Global airlines increased airfreight capacity by 1.7 percent, year-over-year, in June, while carrying 0.8 percent more cargo. The International Air Transport Association, which gathered this data, explained in a press release that these numbers reflect the continued weakness of the global airfreight sector.
Cargo demand has rebounded by 2.5 percent since it took a nosedive in the fourth quarter of 2011. The strong volumes recently carried by Middle Eastern and African airlines has propelled this growth, with tonnage for these carriers surging 17.9 percent and 15.9 percent, year-over-year, respectively, in June. Middle Eastern and African carriers also increased capacity considerably in June, offering 14.2 percent and 12.1 percent more freight space, respectively, than in June 2011.
North American carriers also saw slight cargo growth in June, despite slashing capacity by 1 percent, year-over-year.

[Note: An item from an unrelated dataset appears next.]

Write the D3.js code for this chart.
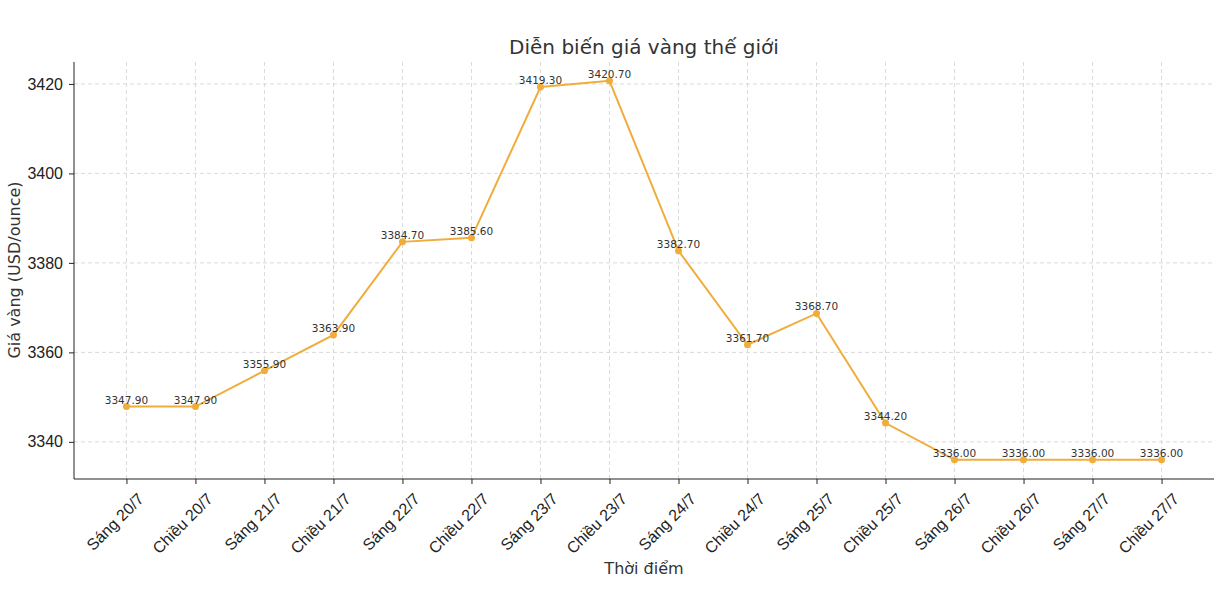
<!DOCTYPE html>
<html><head><meta charset="utf-8">
<script src="https://cdn.jsdelivr.net/npm/d3@7"></script>
<style>body{margin:0;background:#fff;font-family:"DejaVu Sans",sans-serif}</style>
</head><body><svg id="c" width="1218" height="610"></svg>
<script>
const categories=["Sáng 20/7","Chiều 20/7","Sáng 21/7","Chiều 21/7","Sáng 22/7","Chiều 22/7","Sáng 23/7","Chiều 23/7","Sáng 24/7","Chiều 24/7","Sáng 25/7","Chiều 25/7","Sáng 26/7","Chiều 26/7","Sáng 27/7","Chiều 27/7"];
const prices=[3347.9,3347.9,3355.9,3363.9,3384.7,3385.6,3419.3,3420.7,3382.7,3361.7,3368.7,3344.2,3336.0,3336.0,3336.0,3336.0];
const yTicks=[3340,3360,3380,3400,3420];
const svg=d3.select("#c");
const L=74,R=1214,T=62,B=479,col="#f0ad3c";
const x=d3.scalePoint().domain(categories).range([L,R]).padding(0.76);
const y=d3.scaleLinear().domain([3331.7,3424.9]).range([B,T]);
const g=svg.append("g");
g.selectAll(".vg").data(categories).enter().append("line").attr("x1",d=>x(d)).attr("x2",d=>x(d)).attr("y1",T).attr("y2",B).attr("stroke","#d0d0d0").attr("stroke-dasharray","4,3").attr("stroke-width",0.8);
g.selectAll(".hg").data(yTicks).enter().append("line").attr("x1",L).attr("x2",R).attr("y1",d=>y(d)).attr("y2",d=>y(d)).attr("stroke","#d0d0d0").attr("stroke-dasharray","4,3").attr("stroke-width",0.8);
const ya=svg.append("g").attr("transform",`translate(${L},0)`).call(d3.axisLeft(y).tickValues(yTicks).tickFormat(d3.format("d")).tickSize(5).tickPadding(6).tickSizeOuter(0));
ya.select(".domain").attr("d",`M0,${T}V${B}`);
ya.selectAll("text").attr("font-size",16).attr("fill","#222");
const xa=svg.append("g").attr("transform",`translate(0,${B})`).call(d3.axisBottom(x).tickSize(5).tickSizeOuter(0));
xa.select(".domain").attr("d",`M${L},0H${R}`);
xa.selectAll("text").attr("font-size",16).attr("fill","#222").attr("text-anchor","end").attr("dy",null).attr("dx",null).attr("y",0).attr("transform","translate(10,13) rotate(-45)").attr("dominant-baseline","hanging");
svg.selectAll(".domain,.tick line").attr("stroke","#222");
svg.append("path").datum(prices).attr("fill","none").attr("stroke",col).attr("stroke-width",2)
 .attr("d",d3.line().x((d,i)=>x(categories[i])).y(d=>y(d)));
svg.selectAll(".pt").data(prices).enter().append("circle").attr("cx",(d,i)=>x(categories[i])).attr("cy",d=>y(d)).attr("r",3.5).attr("fill",col);
svg.selectAll(".lb").data(prices).enter().append("text").attr("x",(d,i)=>x(categories[i])).attr("y",d=>y(d)-3).attr("text-anchor","middle").attr("font-size",10.5).attr("fill","#333").text(d=>d.toFixed(2));
svg.append("text").attr("x",644).attr("y",54).attr("text-anchor","middle").attr("font-size",20).attr("fill","#333").text("Diễn biến giá vàng thế giới");
svg.append("text").attr("x",644).attr("y",574).attr("text-anchor","middle").attr("font-size",16).attr("fill","#333").text("Thời điểm");
svg.append("text").attr("transform","translate(20,270) rotate(-90)").attr("text-anchor","middle").attr("font-size",16).attr("fill","#333").text("Giá vàng (USD/ounce)");
</script></body></html>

These airlines saw a 1.8 percent, year-over-year, increase in freight traffic in June — a testament to heightened consumer demand in the U.S., IATA said in the press release.
Unfortunately, the same can’t be said about the major Asian economies. The economic slowdown in China and India impaired cargo demand in June, with traffic plummeting 3 percent, year-over-year, in the Asia-Pacific on a 1.3 percent, year-over-year, capacity reduction.
Latin American and European freight carriers also posted declines in June, with cargo demand slowing 1.4 percent and 1.8 percent, year-over-year, respectively. Despite these drops, airlines in both regions increased cargo capacity in June, although the discrepancy between capacity and demand was much more dramatic in Latin America. In the press release, IATA said that Latin American carriers increased capacity by 12.5 percent, year-over-year, in June, while European carriers offered 1.8 percent more freight space than in June 2011.
To IATA Director General Tony Tyler, these figures highlight a larger issue at play. “The uncertainty that we see in the global economic situation is being reflected in air transport’s performance,” he said in a statement. “Although there are some pockets of solid performance, it is difficult to detect a strong trend — positive or negative — at the global level.
“Passenger markets have been growing more slowly since the beginning of the year and freight markets gains have been mostly very weak,” Tyler continued. “The net effect is a demand limbo as consumers and businesses hedge their spending while awaiting clarity on the European economic front.”